Although Goss was among the leading candidates mentioned when Tenet announced his resignation earlier this year, there had been some recent speculation that his prospects had dimmed, due at least in part to the unavoidable controversies that surround a leading player in Congress.

Tenet's last day was July 11, and the much-criticized agency since then has been under the leadership of acting Director John McLaughlin.

The administration was believed to have debated internally whether to choose a permanent successor to Tenet before the fall elections, thus putting itself in the position of having to defend its choice in confirmation hearings held in a politically charged atmosphere.

Pending confirmation, Goss is poised to take over the agency at a pivotal moment.

Leaders of various intelligence agencies worry about a series of high-profile events this summer that could become attractive terrorist targets. It is widely believed that al Qaeda and its allies might try to strike the United States in a way that replicates the political and economic impact of March's train bombings in Madrid, Spain.
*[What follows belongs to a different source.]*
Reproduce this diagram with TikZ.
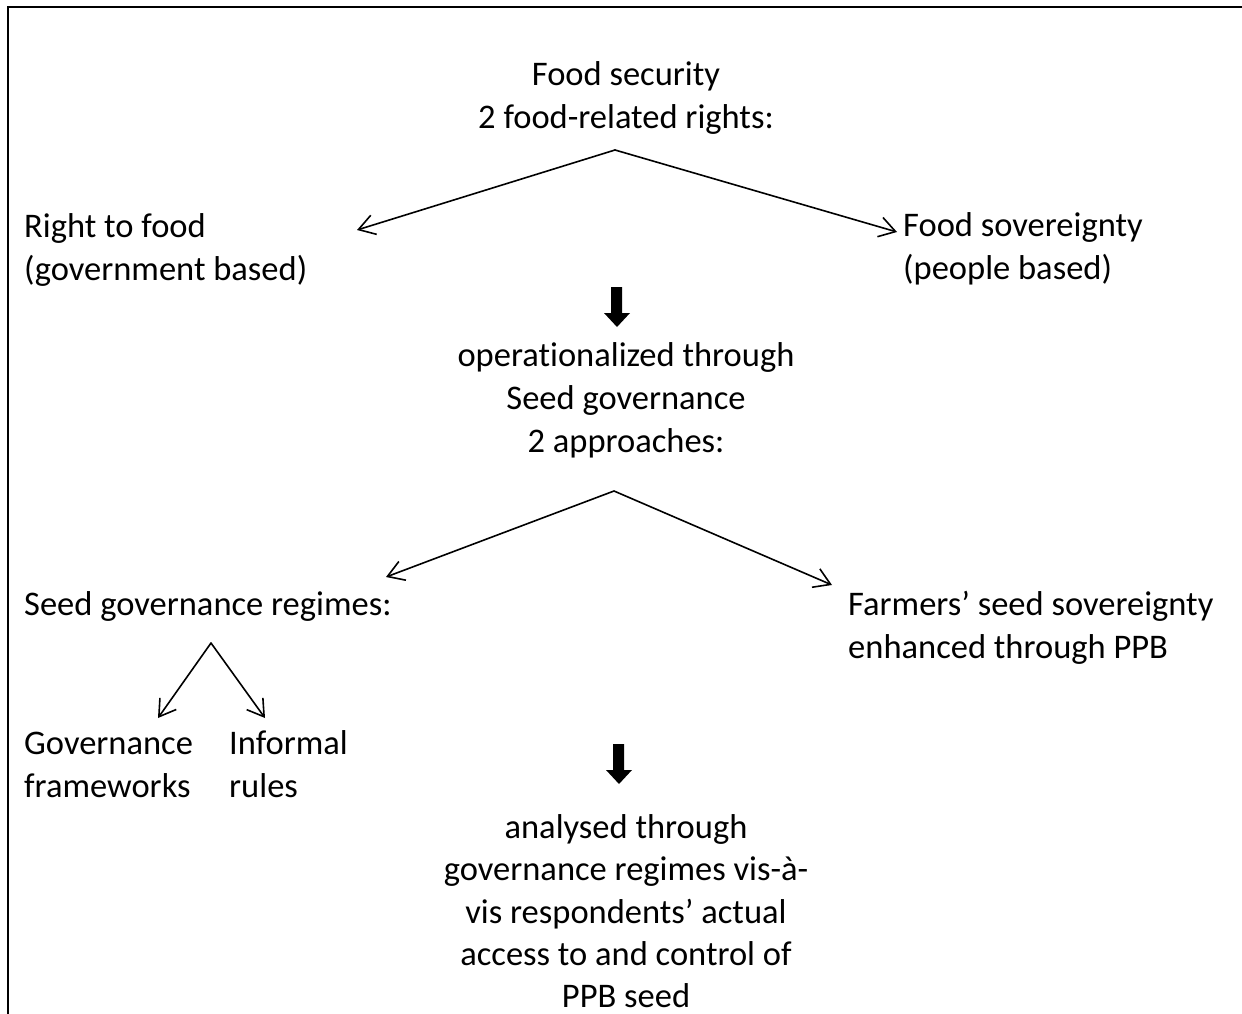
\documentclass[tikz,border=0pt]{standalone}
\usepackage{fontspec}
\setmainfont{Carlito}[Ligatures=NoCommon]
\usetikzlibrary{arrows.meta}
\begin{document}
\begin{tikzpicture}[x=1pt,y=-1pt,
  txt/.style={inner sep=0pt, font=\fontsize{34.5}{43}\selectfont},
  ctr/.style={txt, anchor=base},
  lft/.style={txt, anchor=base west},
  thinarrow/.style={line width=1.6pt, line cap=round,
    -{Straight Barb[length=16pt,width=20pt,line width=1.6pt]}},
  frame/.style={line width=2pt},
  blockarrow/.style={fill=black}]
\useasboundingbox (0,0) rectangle (1242,1014);
% frame (top and left edges only)
\draw[frame] (7.5,1014) -- (7.5,7) -- (1242,7);

% top block
\node[ctr] (fs) at (626,86) {Food security};
\node[ctr] (rights) at (626,129) {2 food-related rights:};
\node[lft] (rtf1) at (24,237) {Right to food};
\node[lft] (rtf2) at (24,280) {(government based)};
\node[lft] (fsov1) at (903,236) {Food sovereignty};
\node[lft] (fsov2) at (903,279) {(people based)};

\coordinate (apex1) at (615,150);
\coordinate (tipL1) at (357,230);
\coordinate (tipR1) at (897,232);
\draw[thinarrow] (apex1) -- (tipL1);
\draw[thinarrow] (apex1) -- (tipR1);

% first block arrow
\coordinate (ba1) at (617,287);
\fill[blockarrow] ([xshift=-6pt]ba1) -- ([xshift=5pt]ba1) -- ([xshift=5pt,yshift=-26pt]ba1)
  -- ([xshift=13pt,yshift=-26pt]ba1) -- ([yshift=-40pt]ba1) -- ([xshift=-13pt,yshift=-26pt]ba1)
  -- ([xshift=-6pt,yshift=-26pt]ba1) -- cycle;

% middle block
\node[ctr] (op) at (626,366) {operationalized through};
\node[ctr] (sg) at (626,409) {Seed governance};
\node[ctr] (appr) at (626,452) {2 approaches:};

\coordinate (apex2) at (614,491);
\coordinate (tipL2) at (386,577);
\coordinate (tipR2) at (832,585);
\draw[thinarrow] (apex2) -- (tipL2);
\draw[thinarrow] (apex2) -- (tipR2);

\node[lft] (sgr) at (24,615) {Seed governance regimes:};
\node[lft] (fss1) at (848,615) {Farmers’ seed sovereignty};
\node[lft] (fss2) at (848,658) {enhanced through PPB};

\coordinate (apex3) at (211,643);
\coordinate (tipL3) at (158,718);
\coordinate (tipR3) at (265,718);
\draw[thinarrow] (apex3) -- (tipL3);
\draw[thinarrow] (apex3) -- (tipR3);

\node[lft] (gf1) at (24,754) {Governance};
\node[lft] (gf2) at (24,797) {frameworks};
\node[lft] (ir1) at (229,754) {Informal};
\node[lft] (ir2) at (229,797) {rules};

% second block arrow
\coordinate (ba2) at (619,744);
\fill[blockarrow] ([xshift=-6pt]ba2) -- ([xshift=5pt]ba2) -- ([xshift=5pt,yshift=-26pt]ba2)
  -- ([xshift=13pt,yshift=-26pt]ba2) -- ([yshift=-40pt]ba2) -- ([xshift=-13pt,yshift=-26pt]ba2)
  -- ([xshift=-6pt,yshift=-26pt]ba2) -- cycle;

% bottom block
\node[ctr] (an1) at (626,838) {analysed through};
\node[ctr] (an2) at (626,880.5) {governance regimes vis-à-};
\node[ctr] (an3) at (626,923) {vis respondents’ actual};
\node[ctr] (an4) at (626,965.5) {access to and control of};
\node[ctr] (an5) at (626,1007) {PPB seed};
\end{tikzpicture}
\end{document}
The Connecticut-born Goss graduated from Yale in 1960 and launched a clandestine career, working for Army intelligence for two years and eventually the CIA's most well-known division, the Directorate of Operations.

When he got into politics, Goss had to get special permission to reveal that he was associated with "the agency" for roughly a decade, reportedly in Europe and Latin America. Goss still doesn't discuss classified details of his work, although he has said he was deployed in Miami during the 1962 Cuban Missile Crisis.

"I had some very interesting moments in the Florida Straits," Goss told The Washington Post in 2002.

In the early 1970s, an almost deadly staph infection forced him to retire to Sanibel, Fla., where retired CIA officers who had made the coastal community their home had convinced him to come for recovery. Each day, he tried to walk to the ocean as part of his rehabilitation.

Gradually, he stepped into local politics and ran for the House in 1988.

Goss has served in Congress for 16 years, including eight years as House Intelligence chairman. He planned on making his 2000 election bid his last, but decided to stay on after the Sept. 11 attacks — with encouragement from Bush and Vice President Dick Cheney. The opportunity was sweetened when Republicans waived a rule limiting his chairmanship to six years.

Along with fellow Floridian, Democratic Sen. Bob Graham, then the chairman of the Senate Intelligence Committee, Goss led an joint congressional inquiry into the attacks, which identified numerous miscalculations that prevented authorities from derailing the attacks.

With his well-placed experience, Washington insiders have speculated for some time that he could take over as director of central intelligence, overseeing the CIA and 14 other agencies that make up the intelligence community. Only one CIA director was also a member of Congress: former President George H.W. Bush.